The endangered species found mainly or only in Hawai`i include the Green Sea Turtle (honu), the Hawaiian Hoary Bat (`ōpe`ape`a), the Hawaiian Hawk (`io), the Hawaiian Monk Seal (`īlio holo i ka uaua), and the state bird, the Hawaiian Goose (nēnē).

The Pono Pledge seeks to make visitors aware that even seemingly innocent acts, such as applying sunscreen when going to the beach, can have harmful consequences, as scientists believe that products containing oxybenzone and octinoxate — two common ingredients in sunscreen — contribute to bleaching in coral reefs. Studies have estimated that up to 14,000 tons of sunscreen end up in Hawai`i’s coral reefs every year.

Consequently, state lawmakers passed a bill in 2018 that bans the sale and distribution of sunscreens containing those ingredients that went into effect earlier this year.

Coral bleaching — which on Hawai`i Island disproportionately affects the Kohala Coast — not only deprives swimmers and snorkelers of a more colorful experience, but it lessens food supplies for fish and other undersea life, and thus the entire ecosystem is compromised. (It should also be noted that ocean warming is thought to be largely responsible for coral bleaching.)

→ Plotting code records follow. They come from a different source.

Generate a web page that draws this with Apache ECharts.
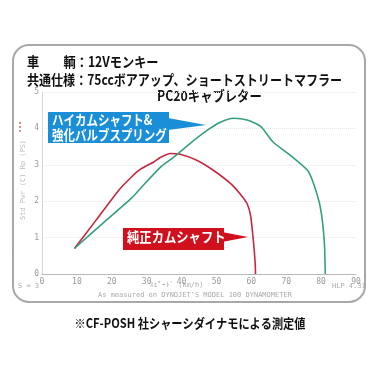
<!DOCTYPE html>
<html><head><meta charset="utf-8">
<script src="https://cdn.jsdelivr.net/npm/echarts@6/dist/echarts.min.js"></script>
<style>html,body{margin:0;padding:0;background:#fff}#c{width:378px;height:378px}</style>
</head><body><div id="c"></div>
<script>
// Data (speed km/h vs power)
var xTicks = [0,10,20,30,40,50,60,70,80,90];
var yTicks = [0,1,2,3,4,5];
var stockSpeed = [9.3, 15.5, 21.9, 25.5, 28.2, 30.5, 31.9, 33.9, 36.8, 39.6, 44.5, 49.1, 54.0, 56.8, 58.8, 59.8, 60.6, 61.1, 61.2];
var stockPower = [0.70, 1.48, 2.29, 2.65, 2.88, 3.00, 3.07, 3.20, 3.31, 3.29, 3.12, 2.85, 2.49, 2.20, 1.93, 1.60, 0.90, 0.30, 0.00];
var camSpeed = [9.3, 17.5, 25.8, 28.2, 33.9, 37.6, 42.5, 47.4, 51.1, 54.9, 58.8, 62.6, 66.3, 71.2, 76.1, 77.8, 79.8, 80.9, 81.2];
var camPower = [0.70, 1.40, 2.10, 2.35, 2.93, 3.20, 3.59, 3.95, 4.17, 4.28, 4.23, 4.06, 3.62, 3.26, 2.85, 2.49, 1.82, 0.91, 0.00];
var titleLine1 = '車　　輌：12Vモンキー';
var titleLine2 = '共通仕様：75ccボアアップ、ショートストリートマフラー';
var titleLine3 = 'PC20キャブレター';
var camLabel = 'ハイカムシャフト&\n強化バルブスプリング';
var stockLabel = '純正カムシャフト';
var footNote = '※CF-POSH 社シャーシダイナモによる測定値';

function pairs(xs, ys){ return xs.map(function(x,i){ return [x, ys[i]]; }); }

var chart = echarts.init(document.getElementById('c'));
var jp = '"Noto Sans CJK JP", sans-serif';
var mono = '7px "DejaVu Sans Mono"';
chart.setOption({
  animation: false,
  backgroundColor: '#fff',
  grid: {left: 42, right: 22, top: 92, bottom: 104},
  xAxis: {
    type: 'value', min: 0, max: 90, interval: 10,
    axisLine: {show: true, onZero: false, lineStyle: {color: '#b8b8b8', width: 1}},
    axisTick: {show: false},
    axisLabel: {color: '#999', fontSize: 8, margin: 4, fontFamily: 'DejaVu Sans Mono'},
    splitLine: {show: false}
  },
  yAxis: {
    type: 'value', min: 0, max: 5, interval: 1,
    axisLine: {show: true, lineStyle: {color: '#cfcfcf', type: 'dotted'}},
    axisTick: {show: false},
    axisLabel: {color: '#999', fontSize: 8, margin: 3, fontFamily: 'DejaVu Sans Mono'},
    splitLine: {show: true, lineStyle: {color: '#e6e6e6', type: 'dotted'}}
  },
  series: [
    {type: 'line', data: pairs(stockSpeed, stockPower), smooth: 0.2, showSymbol: false,
     lineStyle: {color: '#c4283e', width: 1.6}, z: 3},
    {type: 'line', data: pairs(camSpeed, camPower), smooth: 0.2, showSymbol: false,
     lineStyle: {color: '#34a07c', width: 1.6}, z: 3}
  ],
  graphic: [
    {type: 'rect', shape: {x: 13, y: 45, width: 352, height: 257, r: 16},
     style: {fill: 'none', stroke: '#a8a8a8', lineWidth: 2}, z: 0},
    {type: 'text', x: 27, y: 55, scaleX: 0.87, originX: 0, originY: 0,
     style: {text: titleLine1, font: 'bold 14px ' + jp, fill: '#111'}},
    {type: 'text', x: 27, y: 73, scaleX: 0.86, originX: 0, originY: 0,
     style: {text: titleLine2, font: 'bold 14px ' + jp, fill: '#111'}},
    {type: 'text', x: 157, y: 89, scaleX: 0.88, originX: 0, originY: 0,
     style: {text: titleLine3, font: 'bold 14px ' + jp, fill: '#111'}},
    {type: 'polygon', shape: {points: [[168,118],[206,125],[168,130]]}, style: {fill: '#1a8fd8'}, z: 10},
    {type: 'rect', shape: {x: 48, y: 112, width: 121, height: 31}, style: {fill: '#1a8fd8'}, z: 10},
    {type: 'text', x: 52, y: 112, scaleX: 0.82, originX: 0, originY: 0, z: 11,
     style: {text: camLabel, font: 'bold 14px ' + jp, fill: '#fff', lineHeight: 15}},
    {type: 'polygon', shape: {points: [[222,232],[248,237],[222,242]]}, style: {fill: '#d0101c'}, z: 10},
    {type: 'rect', shape: {x: 123, y: 228, width: 101, height: 22}, style: {fill: '#d0101c'}, z: 10},
    {type: 'text', x: 127, y: 230, scaleX: 0.88, originX: 0, originY: 0, z: 11,
     style: {text: stockLabel, font: 'bold 14px ' + jp, fill: '#fff'}},
    {type: 'text', left: 150, top: 282, style: {text: 'ｽﾋﾟｰﾄﾞ (km/h)', font: mono, fill: '#aaa'}},
    {type: 'text', left: 98, top: 292, style: {text: "As measured on DYNOJET'S MODEL 100 DYNAMOMETER", font: mono, fill: '#aaa'}},
    {type: 'text', left: 18, top: 283, style: {text: 'S = 3', font: mono, fill: '#aaa'}},
    {type: 'text', left: 332, top: 283, style: {text: 'HLP 4.31', font: mono, fill: '#aaa'}},
    {type: 'text', x: 20, y: 220, rotation: Math.PI / 2, originX: 0, originY: 0,
     style: {text: 'Std Pwr (C) Hp (PS)', font: mono, fill: '#bbb'}},
    {type: 'text', left: 19, top: 121, style: {text: '■\n■\n■', font: '4px sans-serif', fill: '#c88', lineHeight: 4}},
    {type: 'text', x: 190, y: 317, scaleX: 0.86, originX: 0, originY: 0,
     style: {text: footNote, font: 'bold 13px ' + jp, fill: '#111', align: 'center'}}
  ]
});
</script></body></html>
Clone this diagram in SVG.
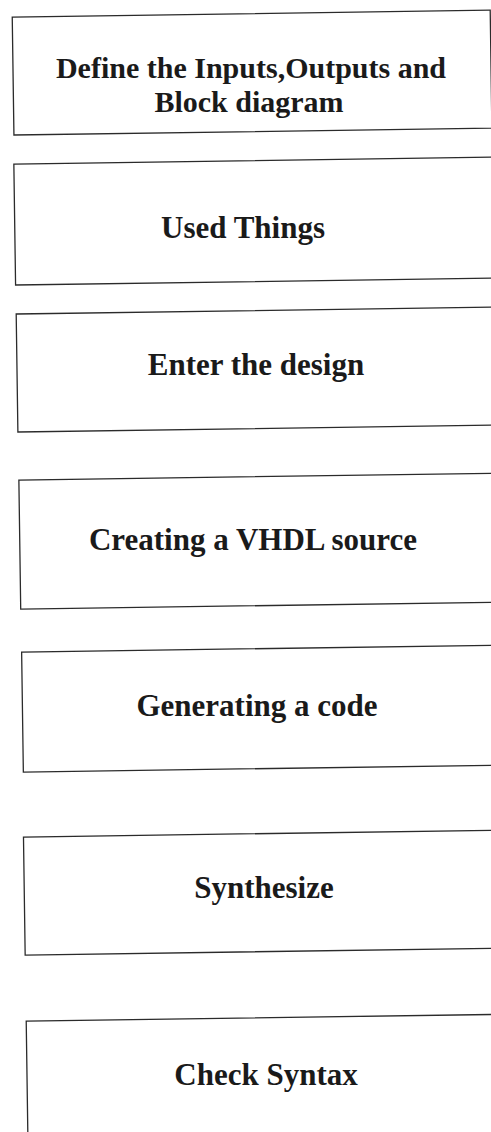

“We hope when visitors come to visit our beautiful Hawai`i, that they come with an open mind and open heart,” says Pono Pledge ambassador and kahu (respected elder), Earl Regidor. “And be able to learn from the people that live here in hopes that they too will want to experience the beauty of the culture, the history, the people, and of course the `āina (land).”

“What I think travel pono is about is being mindful of how you interact with the land,” says Soni Pomaski, restaurateur and another Pono Pledge ambassador. “Enjoy it, share it with people, but leave it as it is. Everything is alive and everything should be treated with reverence and respect, and I think that’s the best way to enjoy it.”